Linear Least Square and Ridge Regression

The package provides functions to perform Linear Least Square and Ridge Regression.

Linear Least Square

Linear Least Square is to find linear combination(s) of given variables to fit the responses by minimizing the squared error between them. This can be formulated as an optimization as follows:

\mathop{\mathrm{minimize}}_{(\mathbf{a}, b)} \
\frac{1}{2} \|\mathbf{y} - (\mathbf{X} \mathbf{a} + b)\|^2

Sometimes, the coefficient matrix is given in a transposed form, in which case, the optimization is modified as:

\mathop{\mathrm{minimize}}_{(\mathbf{a}, b)} \
\frac{1}{2} \|\mathbf{y} - (\mathbf{X}^T \mathbf{a} + b)\|^2

The package provides llsq to solve these problems:

llsq(X, y; ...)

Solve the linear least square problem formulated above.

Here, y can be either a vector, or a matrix where each column is a response vector.

This function accepts two keyword arguments:

  • trans: whether to use the transposed form. (default is false)
  • bias: whether to include the bias term b. (default is true)

The function results the solution a. In particular, when y is a vector (matrix), a is also a vector (matrix). If bias is true, then the returned array is augmented as [a; b].

Examples

For a single response vector y (without using bias):

using MultivariateStats

# prepare data
X = rand(1000, 3)               # feature matrix
a0 = rand(3)                    # ground truths
y = X * a0 + 0.1 * randn(1000)  # generate response

# solve using llsq
a = llsq(X, y; bias=false)

# do prediction
yp = X * a

# measure the error
rmse = sqrt(mean(abs2(y - yp)))
print("rmse = $rmse")

For a single response vector y (using bias):

# prepare data
X = rand(1000, 3)
a0, b0 = rand(3), rand()
y = X * a0 + b0 + 0.1 * randn(1000)

# solve using llsq
sol = llsq(X, y)

# extract results
a, b = sol[1:end-1], sol[end]

# do prediction
yp = X * a + b'

For a matrix Y comprised of multiple columns:

# prepare data
X = rand(1000, 3)
A0, b0 = rand(3, 5), rand(1, 5)
Y = (X * A0 .+ b0) + 0.1 * randn(1000, 5)

# solve using llsq
sol = llsq(X, Y)

# extract results
A, b = sol[1:end-1,:], sol[end,:]

# do prediction
Yp = X * A .+ b'

Ridge Regression

Compared to linear least square, Ridge Regression uses an additional quadratic term to regularize the problem:

\mathop{\mathrm{minimize}}_{(\mathbf{a}, b)} \
\frac{1}{2} \|\mathbf{y} - (\mathbf{X} \mathbf{a} + b)\|^2 +
\frac{1}{2} \mathbf{a}^T \mathbf{Q} \mathbf{a}

The transposed form:

\mathop{\mathrm{minimize}}_{(\mathbf{a}, b)} \
\frac{1}{2} \|\mathbf{y} - (\mathbf{X}^T \mathbf{a} + b)\|^2 +
\frac{1}{2} \mathbf{a}^T \mathbf{Q} \mathbf{a}

The package provides ridge to solve these problems:

ridge(X, y, r; ...)

Solve the ridge regression problem formulated above.

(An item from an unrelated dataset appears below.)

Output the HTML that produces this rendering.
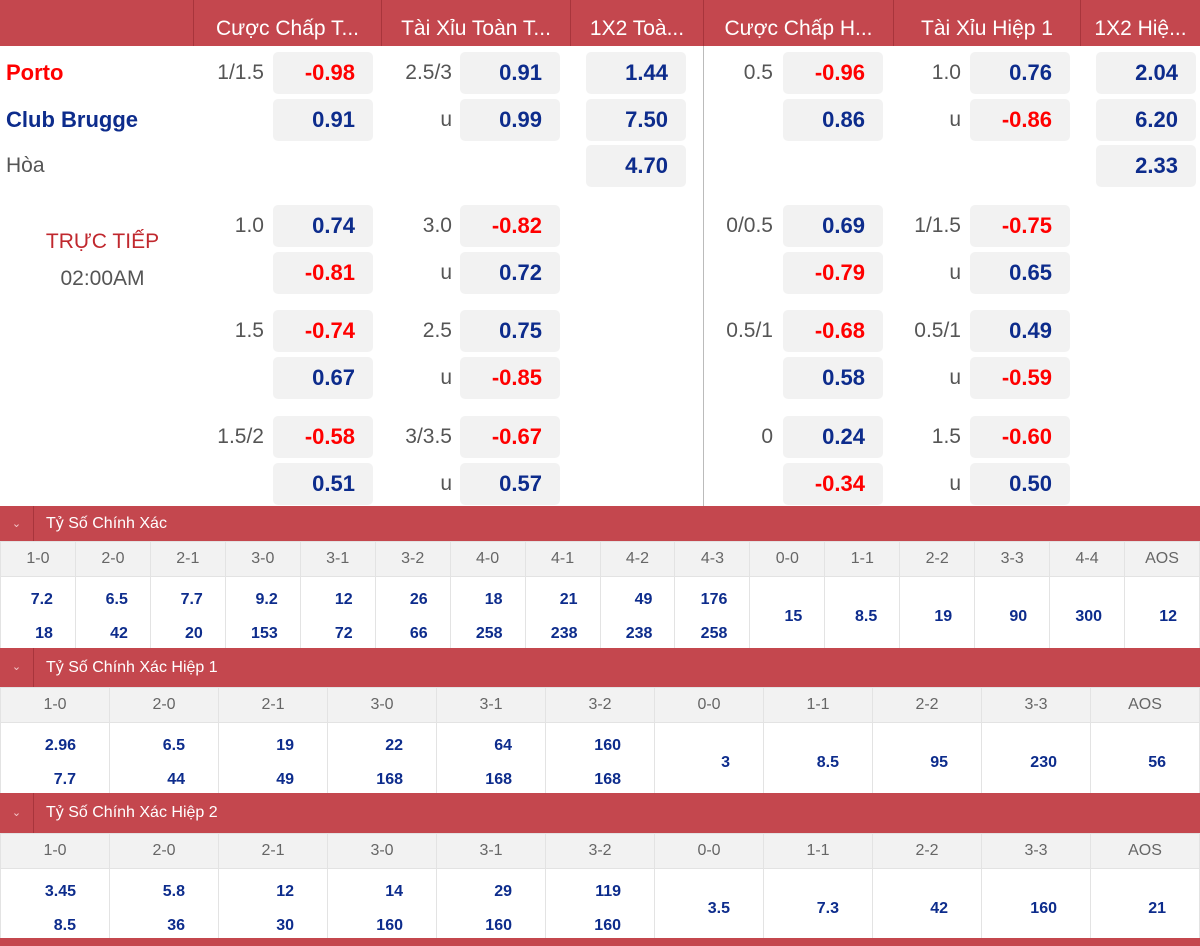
<!DOCTYPE html>
<html><head><meta charset="utf-8">
<style>
*{margin:0;padding:0;box-sizing:border-box}
body{width:1200px;height:946px;overflow:hidden;background:#fff;font-family:"Liberation Sans","DejaVu Sans",sans-serif;position:relative}
.hd{position:absolute;left:0;top:0;width:1200px;height:46px;background:#c4474e}
.hd div{position:absolute;top:0;height:46px;line-height:58px;color:#fff;font-size:21px;text-align:center;border-left:1px solid #a8353c;white-space:nowrap;overflow:hidden}
.l{position:absolute;text-align:right;font-size:21px;color:#555;height:42px;line-height:42px}
.b{position:absolute;width:100px;height:42px;line-height:42px;background:#f2f2f2;border-radius:5px;text-align:right;padding-right:18px;font-size:22px;font-weight:bold}
.r{color:#f00}.u{color:#0d2c8c}
.sec{position:absolute;left:0;width:1200px;background:#c4474e;color:#fff;font-size:16px}
.sec .ch{position:absolute;left:0;top:0;width:34px;height:100%;border-right:1px solid #a8353c;text-align:center;font-size:11px;line-height:36px;color:#f3c8ca}
.sec .t{position:absolute;left:46px;top:0;line-height:36px}
table{position:absolute;left:0;width:1200px;border-collapse:collapse;table-layout:fixed}
td{border:1px solid #e3e3e3;text-align:center}
tr.g td{background:#f2f2f2;color:#666;font-size:16px;height:35px}
tr.v td{color:#0d2c8c;font-weight:bold;font-size:16px;height:70px;text-align:right;line-height:34px;padding-top:6px}
</style></head><body>
<div class="hd">
<div style="left:193px;width:188px">Cược Chấp T...</div>
<div style="left:381px;width:189px">Tài Xỉu Toàn T...</div>
<div style="left:570px;width:133px">1X2 Toà...</div>
<div style="left:703px;width:190px">Cược Chấp H...</div>
<div style="left:893px;width:187px">Tài Xỉu Hiệp 1</div>
<div style="left:1080px;width:120px">1X2 Hiệ...</div>
</div>
<div style="position:absolute;left:703px;top:46px;width:1px;height:460px;background:#bbb"></div>

<div class="l" style="left:6px;top:52px;font-weight:bold;color:#f00;font-size:22px;text-align:left">Porto</div>
<div class="l" style="left:6px;top:99px;font-weight:bold;color:#0d2c8c;font-size:22px;text-align:left">Club Brugge</div>
<div class="l" style="left:6px;top:145px;text-align:left">Hòa</div>
<div style="position:absolute;left:0;width:205px;top:230px;text-align:center;font-size:21px;color:#c0282e">TRỰC TIẾP</div>
<div style="position:absolute;left:0;width:205px;top:267px;text-align:center;font-size:21px;color:#555">02:00AM</div>

<div class="l" style="left:160px;width:104px;top:52px">1/1.5</div>
<div class="b r" style="left:273px;top:52px">-0.98</div>
<div class="b u" style="left:273px;top:99px">0.91</div>
<div class="l" style="left:350px;width:102px;top:52px">2.5/3</div>
<div class="l" style="left:350px;width:102px;top:99px">u</div>
<div class="b u" style="left:460px;top:52px">0.91</div>
<div class="b u" style="left:460px;top:99px">0.99</div>
<div class="b u" style="left:586px;top:52px">1.44</div>
<div class="b u" style="left:586px;top:99px">7.50</div>
<div class="b u" style="left:586px;top:145px">4.70</div>
<div class="l" style="left:670px;width:103px;top:52px">0.5</div>
<div class="b r" style="left:783px;top:52px">-0.96</div>
<div class="b u" style="left:783px;top:99px">0.86</div>
<div class="l" style="left:860px;width:101px;top:52px">1.0</div>
<div class="l" style="left:860px;width:101px;top:99px">u</div>
<div class="b u" style="left:970px;top:52px">0.76</div>
<div class="b r" style="left:970px;top:99px">-0.86</div>
<div class="b u" style="left:1096px;top:52px">2.04</div>
<div class="b u" style="left:1096px;top:99px">6.20</div>
<div class="b u" style="left:1096px;top:145px">2.33</div>

<div class="l" style="left:160px;width:104px;top:205px">1.0</div>
<div class="b u" style="left:273px;top:205px">0.74</div>
<div class="b r" style="left:273px;top:252px">-0.81</div>
<div class="l" style="left:350px;width:102px;top:205px">3.0</div>
<div class="l" style="left:350px;width:102px;top:252px">u</div>
<div class="b r" style="left:460px;top:205px">-0.82</div>
<div class="b u" style="left:460px;top:252px">0.72</div>
<div class="l" style="left:670px;width:103px;top:205px">0/0.5</div>
<div class="b u" style="left:783px;top:205px">0.69</div>
<div class="b r" style="left:783px;top:252px">-0.79</div>
<div class="l" style="left:860px;width:101px;top:205px">1/1.5</div>
<div class="l" style="left:860px;width:101px;top:252px">u</div>
<div class="b r" style="left:970px;top:205px">-0.75</div>
<div class="b u" style="left:970px;top:252px">0.65</div>

<div class="l" style="left:160px;width:104px;top:310px">1.5</div>
<div class="b r" style="left:273px;top:310px">-0.74</div>
<div class="b u" style="left:273px;top:357px">0.67</div>
<div class="l" style="left:350px;width:102px;top:310px">2.5</div>
<div class="l" style="left:350px;width:102px;top:357px">u</div>
<div class="b u" style="left:460px;top:310px">0.75</div>
<div class="b r" style="left:460px;top:357px">-0.85</div>
<div class="l" style="left:670px;width:103px;top:310px">0.5/1</div>
<div class="b r" style="left:783px;top:310px">-0.68</div>
<div class="b u" style="left:783px;top:357px">0.58</div>
<div class="l" style="left:860px;width:101px;top:310px">0.5/1</div>
<div class="l" style="left:860px;width:101px;top:357px">u</div>
<div class="b u" style="left:970px;top:310px">0.49</div>
<div class="b r" style="left:970px;top:357px">-0.59</div>

<div class="l" style="left:160px;width:104px;top:416px">1.5/2</div>
<div class="b r" style="left:273px;top:416px">-0.58</div>
<div class="b u" style="left:273px;top:463px">0.51</div>
<div class="l" style="left:350px;width:102px;top:416px">3/3.5</div>
<div class="l" style="left:350px;width:102px;top:463px">u</div>
<div class="b r" style="left:460px;top:416px">-0.67</div>
<div class="b u" style="left:460px;top:463px">0.57</div>
<div class="l" style="left:670px;width:103px;top:416px">0</div>
<div class="b u" style="left:783px;top:416px">0.24</div>
<div class="b r" style="left:783px;top:463px">-0.34</div>
<div class="l" style="left:860px;width:101px;top:416px">1.5</div>
<div class="l" style="left:860px;width:101px;top:463px">u</div>
<div class="b r" style="left:970px;top:416px">-0.60</div>
<div class="b u" style="left:970px;top:463px">0.50</div>

<div class="sec" style="top:506px;height:35px"><div class="ch">&#8964;</div><div class="t" style="line-height:35px">Tỷ Số Chính Xác</div></div>
<table style="top:541px">
<tr class="g"><td>1-0</td><td>2-0</td><td>2-1</td><td>3-0</td><td>3-1</td><td>3-2</td><td>4-0</td><td>4-1</td><td>4-2</td><td>4-3</td><td>0-0</td><td>1-1</td><td>2-2</td><td>3-3</td><td>4-4</td><td>AOS</td></tr>
<tr class="v">
<td style="padding-right:22px">7.2<br>18</td><td style="padding-right:22px">6.5<br>42</td><td style="padding-right:22px">7.7<br>20</td><td style="padding-right:22px">9.2<br>153</td><td style="padding-right:22px">12<br>72</td><td style="padding-right:22px">26<br>66</td><td style="padding-right:22px">18<br>258</td><td style="padding-right:22px">21<br>238</td><td style="padding-right:22px">49<br>238</td><td style="padding-right:22px">176<br>258</td><td style="padding-right:22px">15</td><td style="padding-right:22px">8.5</td><td style="padding-right:22px">19</td><td style="padding-right:22px">90</td><td style="padding-right:22px">300</td><td style="padding-right:22px">12</td></tr>
</table>
<div class="sec" style="top:648px;height:39px"><div class="ch" style="line-height:39px">&#8964;</div><div class="t" style="line-height:39px">Tỷ Số Chính Xác Hiệp 1</div></div>
<table style="top:687px">
<tr class="g"><td>1-0</td><td>2-0</td><td>2-1</td><td>3-0</td><td>3-1</td><td>3-2</td><td>0-0</td><td>1-1</td><td>2-2</td><td>3-3</td><td>AOS</td></tr>
<tr class="v"><td style="padding-right:33px">2.96<br>7.7</td><td style="padding-right:33px">6.5<br>44</td><td style="padding-right:33px">19<br>49</td><td style="padding-right:33px">22<br>168</td><td style="padding-right:33px">64<br>168</td><td style="padding-right:33px">160<br>168</td><td style="padding-right:33px">3</td><td style="padding-right:33px">8.5</td><td style="padding-right:33px">95</td><td style="padding-right:33px">230</td><td style="padding-right:33px">56</td></tr>
</table>
<div class="sec" style="top:793px;height:40px"><div class="ch" style="line-height:40px">&#8964;</div><div class="t" style="line-height:40px">Tỷ Số Chính Xác Hiệp 2</div></div>
<table style="top:833px">
<tr class="g"><td>1-0</td><td>2-0</td><td>2-1</td><td>3-0</td><td>3-1</td><td>3-2</td><td>0-0</td><td>1-1</td><td>2-2</td><td>3-3</td><td>AOS</td></tr>
<tr class="v"><td style="padding-right:33px">3.45<br>8.5</td><td style="padding-right:33px">5.8<br>36</td><td style="padding-right:33px">12<br>30</td><td style="padding-right:33px">14<br>160</td><td style="padding-right:33px">29<br>160</td><td style="padding-right:33px">119<br>160</td><td style="padding-right:33px">3.5</td><td style="padding-right:33px">7.3</td><td style="padding-right:33px">42</td><td style="padding-right:33px">160</td><td style="padding-right:33px">21</td></tr>
</table>
<div class="sec" style="top:938px;height:8px"></div>
</body></html>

Here, y can be either a vector, or a matrix where each column is a response vector.

The argument r gives the quadratic regularization matrix Q, which can be in either of the following forms:

  • r is a real scalar, then Q is considered to be r * eye(n), where n is the dimension of a.
  • r is a real vector, then Q is considered to be diagm(r).
  • r is a real symmetric matrix, then Q is simply considered to be r.

This function accepts two keyword arguments:

  • trans: whether to use the transposed form. (default is false)
  • bias: whether to include the bias term b. (default is true)

The function results the solution a. In particular, when y is a vector (matrix), a is also a vector (matrix). If bias is true, then the returned array is augmented as [a; b].